Question

Calculate the pressure exerted by a block of L = 1.5m, B = 1m, H = 0.5m and mass 300Kg.

Answer 1

Hint: The pressure is defined as the ratio of perpendicular force to the area of cross section. The SI unit of pressure is Pascal. The weights of the body is the force with which the body is pulled towards the centre of the earth.

Formula used:The formula of the weight is given by,
$ \Rightarrow W = mg$
Where W is the weight the mass of the body is m and the acceleration due to gravity is g.
The formula of the pressure is given by,
$ \Rightarrow P = \dfrac{F}{A}$
Where pressure is P the force is F and the cross sectional area is A.

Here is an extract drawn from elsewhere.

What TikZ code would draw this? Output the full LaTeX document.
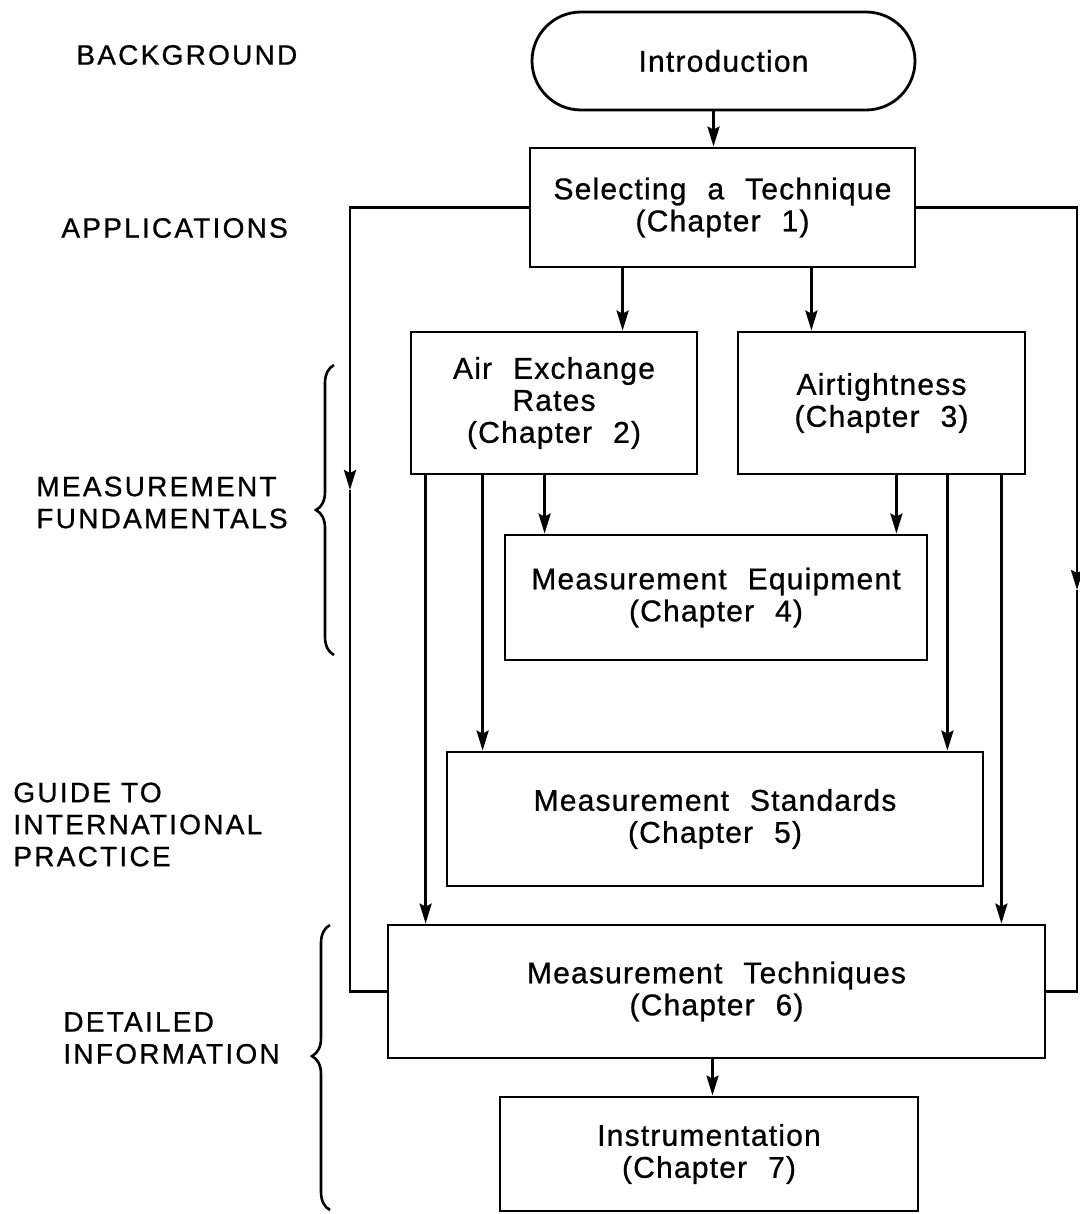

Complete step by step solution:
It is given in the problem that the length of the block is 1.5m the breath of the block is 1m and the height of the block is 0.5m also the mass of the block is 300 kg.
Let us calculate the weight of the block.
The formula of the weight is given by,
$ \Rightarrow W = mg$
Where W is the weight the mass of the body is m and the acceleration due to gravity is g.
The weight of the block is equal to,
$ \Rightarrow W = mg$
$ \Rightarrow W = 300 \times 10$
$ \Rightarrow W = 3000N$………eq. (1)
The pressure here will be different for different surface areas.
When the surface facing the ground is from length and breath.
Area of cross section is equal to,
$ \Rightarrow {A_1} = 1 \cdot 5 \times 1$
$ \Rightarrow {A_1} = 1 \cdot 5{m^2}$
The pressure for this case is equal to,
$ \Rightarrow P = \dfrac{F}{A}$
$ \Rightarrow {P_1} = \dfrac{{3000}}{{1 \cdot 5}}$
$ \Rightarrow {P_1} = 2000Pa$.
The block faces the ground from the side having length and height.
$ \Rightarrow {A_2} = 1 \cdot 5 \times 0 \cdot 5$
$ \Rightarrow {A_2} = 0 \cdot 75{m^2}$.
The pressure for this case is equal to,
$ \Rightarrow P = \dfrac{F}{A}$
$ \Rightarrow {P_2} = \dfrac{{3000}}{{0 \cdot 75}}$
$ \Rightarrow {P_2} = 4000Pa$.
The surface area of the side having breath and height.
$ \Rightarrow {A_3} = 1 \times 0 \cdot 5$
$ \Rightarrow {A_3} = 0 \cdot 5{m^2}$.
The pressure for this case is equal to,
$ \Rightarrow P = \dfrac{F}{A}$
$ \Rightarrow {P_3} = \dfrac{{3000}}{{0 \cdot 5}}$
$ \Rightarrow {P_3} = 6000Pa$.

The pressure by the block will depend on which side the block is kept on the ground. The pressures are given as${P_1} = 2000Pa$,${P_2} = 4000Pa$ and ${P_3} = 6000Pa$.

Note: It is advisable for the students to understand and remember the formula of the pressure as it is very helpful in solving problems like these. The formula of the weight should also be remembered. The weight in the SI unit is in Newtons.